The city’s building stock and architecture have evolved. The Colonial town’s first medieval English-style wood and frame construction (with wide chimneys and thatch roofs) was replaced in time by the iconic Neoclassical federal style architecture (with elements of columns in the porticoes and classic motifs over doorways and windows), which exists today in the city’s many preserved red brick public buildings and residencies.
The challenge in urban development, architectural design, and city planning has always been how to respect the historical while meeting the needs of contemporary living.
The Norfolk Hilton and Conference Center is the newest high-rise in the city’s downtown. Topping out at more than 230 feet, the structure will dominate the Norfolk skyline while respecting the historic buildings it abuts.
The $126 million public/private initiative is expected to transform the corner of Main and Granby streets. Called The Main, the project is scheduled to open in 2017. The new facility will have 380,000 square feet of space and will include a 22-story luxury hotel, a 50,000-square-foot conference center known as The Exchange at The Main, and three premier restaurants.

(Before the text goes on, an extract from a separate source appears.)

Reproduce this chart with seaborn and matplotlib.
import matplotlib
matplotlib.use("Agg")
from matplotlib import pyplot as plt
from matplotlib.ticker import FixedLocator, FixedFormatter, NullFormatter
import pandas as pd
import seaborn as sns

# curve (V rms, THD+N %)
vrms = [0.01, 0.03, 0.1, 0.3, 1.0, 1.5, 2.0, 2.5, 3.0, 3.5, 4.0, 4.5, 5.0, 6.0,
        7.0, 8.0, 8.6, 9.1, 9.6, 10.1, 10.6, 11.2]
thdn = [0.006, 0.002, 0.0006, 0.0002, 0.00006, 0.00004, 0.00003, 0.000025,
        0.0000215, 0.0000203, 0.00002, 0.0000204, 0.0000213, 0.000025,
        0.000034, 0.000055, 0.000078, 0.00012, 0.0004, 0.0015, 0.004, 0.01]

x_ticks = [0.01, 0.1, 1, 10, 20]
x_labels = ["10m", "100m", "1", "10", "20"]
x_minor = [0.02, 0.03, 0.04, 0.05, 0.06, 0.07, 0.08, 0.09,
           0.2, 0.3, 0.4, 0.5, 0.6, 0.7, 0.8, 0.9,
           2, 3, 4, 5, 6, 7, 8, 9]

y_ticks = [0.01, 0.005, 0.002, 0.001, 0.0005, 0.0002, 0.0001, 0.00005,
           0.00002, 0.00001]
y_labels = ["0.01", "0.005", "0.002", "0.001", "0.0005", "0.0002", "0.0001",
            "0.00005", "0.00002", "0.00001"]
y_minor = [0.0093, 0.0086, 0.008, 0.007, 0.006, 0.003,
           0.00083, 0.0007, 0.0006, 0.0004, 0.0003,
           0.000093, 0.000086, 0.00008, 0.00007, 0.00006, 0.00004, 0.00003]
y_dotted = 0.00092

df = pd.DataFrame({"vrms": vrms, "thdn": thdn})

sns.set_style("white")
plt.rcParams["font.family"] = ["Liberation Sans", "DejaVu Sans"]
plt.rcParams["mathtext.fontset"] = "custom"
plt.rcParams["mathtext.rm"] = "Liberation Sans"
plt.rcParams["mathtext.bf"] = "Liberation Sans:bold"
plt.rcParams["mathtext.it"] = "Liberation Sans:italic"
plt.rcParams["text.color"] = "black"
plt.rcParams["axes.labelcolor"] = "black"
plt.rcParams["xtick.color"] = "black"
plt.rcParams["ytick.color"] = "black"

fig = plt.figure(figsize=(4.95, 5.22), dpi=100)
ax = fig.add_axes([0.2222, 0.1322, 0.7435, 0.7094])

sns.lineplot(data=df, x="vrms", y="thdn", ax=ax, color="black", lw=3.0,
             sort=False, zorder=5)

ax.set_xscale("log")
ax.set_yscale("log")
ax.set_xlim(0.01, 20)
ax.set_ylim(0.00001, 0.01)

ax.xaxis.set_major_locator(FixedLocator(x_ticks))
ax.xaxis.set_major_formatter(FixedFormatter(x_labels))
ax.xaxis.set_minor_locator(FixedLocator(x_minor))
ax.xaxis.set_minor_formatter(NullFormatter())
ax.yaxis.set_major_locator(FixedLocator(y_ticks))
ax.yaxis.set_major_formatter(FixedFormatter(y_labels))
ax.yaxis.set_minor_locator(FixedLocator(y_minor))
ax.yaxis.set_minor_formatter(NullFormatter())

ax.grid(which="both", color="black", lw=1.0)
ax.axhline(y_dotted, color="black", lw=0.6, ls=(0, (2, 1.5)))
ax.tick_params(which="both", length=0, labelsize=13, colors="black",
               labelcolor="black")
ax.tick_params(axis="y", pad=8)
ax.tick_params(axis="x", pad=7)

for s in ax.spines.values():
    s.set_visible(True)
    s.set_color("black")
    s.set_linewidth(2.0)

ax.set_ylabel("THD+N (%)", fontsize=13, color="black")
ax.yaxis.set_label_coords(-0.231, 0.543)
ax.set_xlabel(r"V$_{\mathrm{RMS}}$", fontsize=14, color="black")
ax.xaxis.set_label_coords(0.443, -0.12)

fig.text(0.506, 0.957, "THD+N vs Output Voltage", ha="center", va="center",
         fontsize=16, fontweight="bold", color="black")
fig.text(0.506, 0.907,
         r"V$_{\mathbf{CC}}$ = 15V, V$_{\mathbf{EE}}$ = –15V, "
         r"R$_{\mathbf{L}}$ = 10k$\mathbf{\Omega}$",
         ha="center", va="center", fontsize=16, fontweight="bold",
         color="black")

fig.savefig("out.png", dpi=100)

The developers say that The Exchange at The Main will be one of the most technologically advanced and secure meeting facilities in the United States. It will be certified by the International Association of Conference Centers and will meet standards for Sensitive Compartmented Information Facilities in order to accommodate the security needs of clients like government agencies and defense contractors. No comparable facility in the Mid-Atlantic region holds both designations.
Managing the construction and ensuring the more-than-30 contractors working on this large, complex project is the construction management firm W. M. Jordan Company, based in Newport News, Virginia.

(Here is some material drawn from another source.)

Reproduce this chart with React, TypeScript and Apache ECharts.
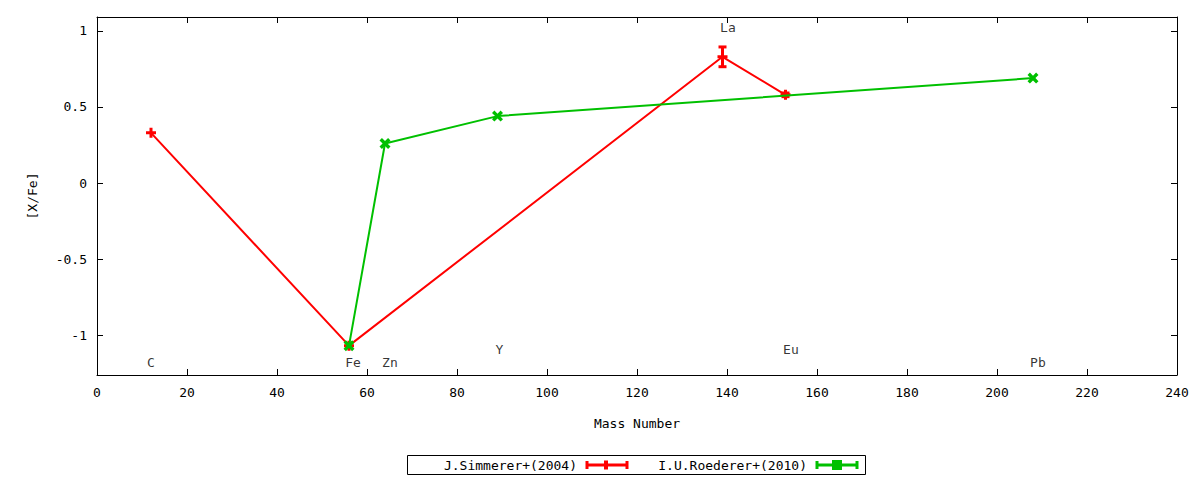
import React, { useEffect, useRef } from "react";
import * as echarts from "echarts";

const FONT = "DejaVu Sans Mono";

// J.Simmerer+(2004)
const simMass = [12, 56, 139, 153];
const simVal = [0.33, -1.07, 0.83, 0.58];
const simErr = [0, 0, 0.065, 0.012];

// I.U.Roederer+(2010)
const roeMass = [56, 64, 89, 208];
const roeVal = [-1.07, 0.26, 0.44, 0.69];
const roeErr = [0, 0, 0, 0];

// element labels
const labelNames = ["C", "Fe", "Zn", "Y", "La", "Eu", "Pb"];
const labelX = [12, 56.9, 65.1, 89.4, 140.2, 154.2, 209.1];
const labelY = [-1.184, -1.184, -1.184, -1.092, 1.026, -1.092, -1.184];

const xTicks = { min: 0, max: 240, interval: 20 };
const yRange = { min: -1.263, max: 1.092 };

const RED = "#ff0000";
const GREEN = "#00c000";

const PLUS = "path://M3.5,0H6.5V3.5H10V6.5H6.5V10H3.5V6.5H0V3.5H3.5Z";
const CROSS =
  "path://M0,2.2L2.2,0L5,2.8L7.8,0L10,2.2L7.2,5L10,7.8L7.8,10L5,7.2L2.2,10L0,7.8L2.8,5Z";

function errRender(color: string) {
  return (params: any, api: any) => {
    const x = api.value(0);
    const y = api.value(1);
    const e = api.value(2);
    if (!e) return { type: "group", children: [] };
    const t = api.coord([x, y + e]);
    const b = api.coord([x, y - e]);
    const st = { stroke: color, lineWidth: 3 };
    return {
      type: "group",
      children: [
        { type: "line", shape: { x1: t[0], y1: t[1], x2: b[0], y2: b[1] }, style: st },
        { type: "line", shape: { x1: t[0] - 4, y1: t[1], x2: t[0] + 4, y2: t[1] }, style: st },
        { type: "line", shape: { x1: b[0] - 4, y1: b[1], x2: b[0] + 4, y2: b[1] }, style: st },
      ],
    };
  };
}

export default function App() {
  const ref = useRef<HTMLDivElement>(null);
  useEffect(() => {
    const chart = echarts.init(ref.current!, null, { renderer: "svg" });
    const axisCommon = {
      axisLine: { show: true, onZero: false, lineStyle: { color: "#000", width: 1 } },
      axisTick: { show: true, inside: true, length: 6, lineStyle: { color: "#000" } },
      splitLine: { show: false },
    };
    const textStyle = { fontFamily: FONT, fontSize: 13, color: "#000" };
    const legendY = 465;
    const legendItems = (x0: number, x1: number, color: string) => [
      { type: "line", shape: { x1: x0, y1: legendY, x2: x1, y2: legendY }, style: { stroke: color, lineWidth: 3 } },
      { type: "line", shape: { x1: x0, y1: legendY - 4, x2: x0, y2: legendY + 4 }, style: { stroke: color, lineWidth: 3 } },
      { type: "line", shape: { x1: x1, y1: legendY - 4, x2: x1, y2: legendY + 4 }, style: { stroke: color, lineWidth: 3 } },
    ];
    chart.setOption({
      animation: false,
      backgroundColor: "#fff",
      grid: { left: 97, right: 23, top: 17, bottom: 105, containLabel: false },
      xAxis: [
        {
          type: "value",
          position: "bottom",
          min: xTicks.min,
          max: xTicks.max,
          interval: xTicks.interval,
          ...axisCommon,
          axisLabel: { ...textStyle, margin: 11 },
          name: "Mass Number",
          nameLocation: "middle",
          nameGap: 42,
          nameTextStyle: textStyle,
        },
        {
          type: "value",
          position: "top",
          min: xTicks.min,
          max: xTicks.max,
          interval: xTicks.interval,
          ...axisCommon,
          axisLabel: { show: false },
        },
      ],
      yAxis: [
        {
          type: "value",
          position: "left",
          min: yRange.min,
          max: yRange.max,
          splitNumber: 5,
          ...axisCommon,
          axisLabel: {
            ...textStyle,
            margin: 10,
            showMinLabel: false,
            showMaxLabel: false,
            formatter: (v: number) =>
              Math.abs(v * 2 - Math.round(v * 2)) < 1e-6 ? String(Math.round(v * 2) / 2) : "",
          },
          name: "[X/Fe]",
          nameLocation: "middle",
          nameGap: 58,
          nameTextStyle: textStyle,
        },
        {
          type: "value",
          position: "right",
          min: yRange.min,
          max: yRange.max,
          splitNumber: 5,
          ...axisCommon,
          axisLabel: { show: false },
        },
      ],
      series: [
        {
          type: "line",
          name: "J.Simmerer+(2004)",
          data: simMass.map((m, i) => [m, simVal[i]]),
          lineStyle: { color: RED, width: 2 },
          itemStyle: { color: RED },
          symbol: PLUS,
          symbolSize: 10,
          z: 2,
        },
        {
          type: "custom",
          renderItem: errRender(RED),
          data: simMass.map((m, i) => [m, simVal[i], simErr[i]]),
          encode: { x: 0, y: 1 },
          z: 3,
        },
        {
          type: "line",
          name: "I.U.Roederer+(2010)",
          data: roeMass.map((m, i) => [m, roeVal[i]]),
          lineStyle: { color: GREEN, width: 2 },
          itemStyle: { color: GREEN },
          symbol: CROSS,
          symbolSize: 11,
          z: 4,
        },
        {
          type: "custom",
          renderItem: errRender(GREEN),
          data: roeMass.map((m, i) => [m, roeVal[i], roeErr[i]]),
          encode: { x: 0, y: 1 },
          z: 5,
        },
        {
          type: "scatter",
          symbolSize: 0,
          data: labelNames.map((n, i) => ({ value: [labelX[i], labelY[i]], name: n })),
          label: {
            show: true,
            position: "inside",
            formatter: (p: any) => p.name,
            fontFamily: FONT,
            fontSize: 13,
            color: "#000",
            textBorderWidth: 0,
          },
          itemStyle: { color: "#000" },
          silent: true,
          z: 6,
        },
      ],
      graphic: [
        {
          type: "rect",
          shape: { x: 407.5, y: 455.5, width: 458, height: 19 },
          style: { fill: "#fff", stroke: "#000", lineWidth: 1 },
        },
        {
          type: "text",
          x: 577,
          y: legendY,
          style: { text: "J.Simmerer+(2004)", align: "right", verticalAlign: "middle", font: `13px '${FONT}'`, fill: "#000" },
        },
        ...legendItems(587, 627, RED),
        {
          type: "rect",
          shape: { x: 604, y: legendY - 4.5, width: 4, height: 9 },
          style: { fill: RED },
        },
        {
          type: "text",
          x: 807,
          y: legendY,
          style: { text: "I.U.Roederer+(2010)", align: "right", verticalAlign: "middle", font: `13px '${FONT}'`, fill: "#000" },
        },
        ...legendItems(817, 857, GREEN),
        {
          type: "rect",
          shape: { x: 832, y: legendY - 5, width: 10, height: 10 },
          style: { fill: GREEN },
        },
      ],
    });
    return () => chart.dispose();
  }, []);
  return (
    <div
      ref={ref}
      style={{ position: "absolute", left: 0, top: 0, width: 1200, height: 480 }}
    />
  );
}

The structure being constructed is a 22-story building with a mix of various contractors on the site, which meant the timing and sequencing of efforts was critical. Add to the challenge the fact that the creative architectural design has many supports that have an angle–which tosses out the expectation they would be perpendicular from a level baseline.
“It was crucial to establish the building control lines that all the contractors could rely on,” said Dwayne Sellars, virtual construction manager with W. M. Jordan Company.

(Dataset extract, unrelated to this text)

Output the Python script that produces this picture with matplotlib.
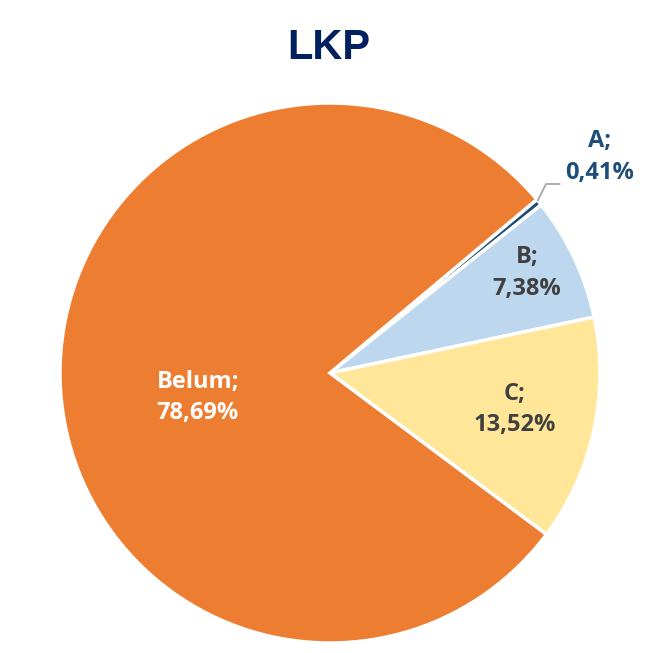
import matplotlib
matplotlib.use("Agg")
import matplotlib.pyplot as plt

categories = ["A", "B", "C", "Belum"]
values = [0.41, 7.38, 13.52, 78.69]
colors = ["#1F4E79", "#BDD7EE", "#FFE699", "#ED7D31"]
text_colors = ["#1F4E79", "#404040", "#404040", "#FFFFFF"]
# label centres in axes coords (pie spans -1..1)
label_pos = [(1.0, 0.8), (0.73, 0.37), (0.685, -0.135), (-0.49, -0.09)]

fig = plt.figure(figsize=(6.58, 6.53), dpi=100)
ax = fig.add_axes([60 / 658, 10 / 653, 540 / 658, 540 / 653])

wedges, _ = ax.pie(values, colors=colors, startangle=40, counterclock=False,
                   radius=1, wedgeprops=dict(edgecolor="white", linewidth=2.5))
ax.set_xlim(-1, 1)
ax.set_ylim(-1, 1)
ax.set_aspect("auto")
ax.axis("off")

for cat, v, tc, (x, y) in zip(categories, values, text_colors, label_pos):
    txt = "{};\n{:.2f}%".format(cat, v).replace(".", ",")
    ax.text(x, y, txt, ha="center", va="center", color=tc, fontsize=17,
            fontweight="bold", family="Open Sans", linespacing=1.4)

# leader line for the small A slice
ax.plot([0.77, 0.80, 0.85], [0.64, 0.70, 0.70], color="#A6A6A6", lw=1.3,
        clip_on=False)

fig.text(0.5, 0.927, "LKP", ha="center", va="center", fontsize=30,
         fontweight="bold", color="#002060", family="Liberation Sans")

fig.savefig("out.png", dpi=100)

The building is an L-shape, with two contrary angles to make that shape. It’s not truly an L, since the column lines don’t run north-south through the building continuously.
W. M. Jordan does not self-perform work, but with this project there was a quality control concern that construction errors would be too costly to discover after the fact–they needed to be prevented. They had to think outside their norm.
There was too much potential for an error to occur that could have had very expensive repercussions down the line,
Sellars said. “That’s why we decided to invest in the robotic total station.”
Investing in Technology
With the help of Atlantic Laser Supply, Chesapeake, Virginia, W. M. Jordan Company purchased a Sokkia SX-105T robotic total station that features auto-tracking technology, Windows CE 6.0 with Topcon MAGNET Field software, RED-Tech reflectorless measurement, and an advanced angle measurement system.
We initially purchased the robotic total station for quality control, and that use alone more than made the investment worthwhile, since there were several concrete slabs and sleeves that were off, and we caught that before the pours,
We prevented some hugely costly mistakes from occurring. We also found many other beneficial uses for the technology.
W. M. Jordan Company used the robotic total station for:
- Building control lines
- Pile layout and as-built
- Utilities layout
- Foundation layout
- Wall layout, metal stud wall checks
- Quality control of driven piles and edge of slabs pre-pour
- Embed layout
- Custom ceiling layout
“There was too much potential for an error to occur that could have had very expensive repercussions down the line.”
W. M. Jordan Company has owned and used robotic total stations before, but on this project, it was the company’s first time using a robotic total station for fieldwork. “There’s obviously a time- and cost-saving story behind each of our uses of the Sokkia, but the as-built of utilities is worth elaborating on,” Sellars said.
Because the complex is a zero lot line in downtown Norfolk, we worked with the city on the timing and how best to relocate utility boxes to fit with the needs and design of the new structure. We surveyed every box and then reviewed that with the city and the utility companies for logistics and accommodating the demands of our schedule, while also ensuring minimal (if any) interruption of service to the neighboring buildings.
On the front end of the project, W.M. Jordan used Autodesk Point Layout software to place points inside the building information model and to bring points captured in the field back into the model for comparison.
Initially, Sellars was on site for the first month to troubleshoot and manage the process, while project engineer Austin Tempest learned the powerful software and its capabilities.
Quite honestly, the project is being completed with less risk and better quality because we’re using the Sokkia SX-105T robotic total station and AutoDesk software,
Sellars said. “David Rowe, our field manager with 35-plus years of surveyor experience, really jumped in and took responsibility for applying the robotic total station to the best benefits of the project.” The Norfolk Hilton and Conference Center is on schedule for a 2017 opening. While the high tech, mixed-use, entertainment, meeting, dining, and hotel destination is being completed, the anticipation appears to be mounting as evidenced by its increasing number of “likes” on the facility’s Facebook page and the number of hits to its YouTube virtual tour.
The addition of The Norfolk Hilton and Conference Center to Norfolk’s cityscape will definitely create a new chapter in this historic Colonial town.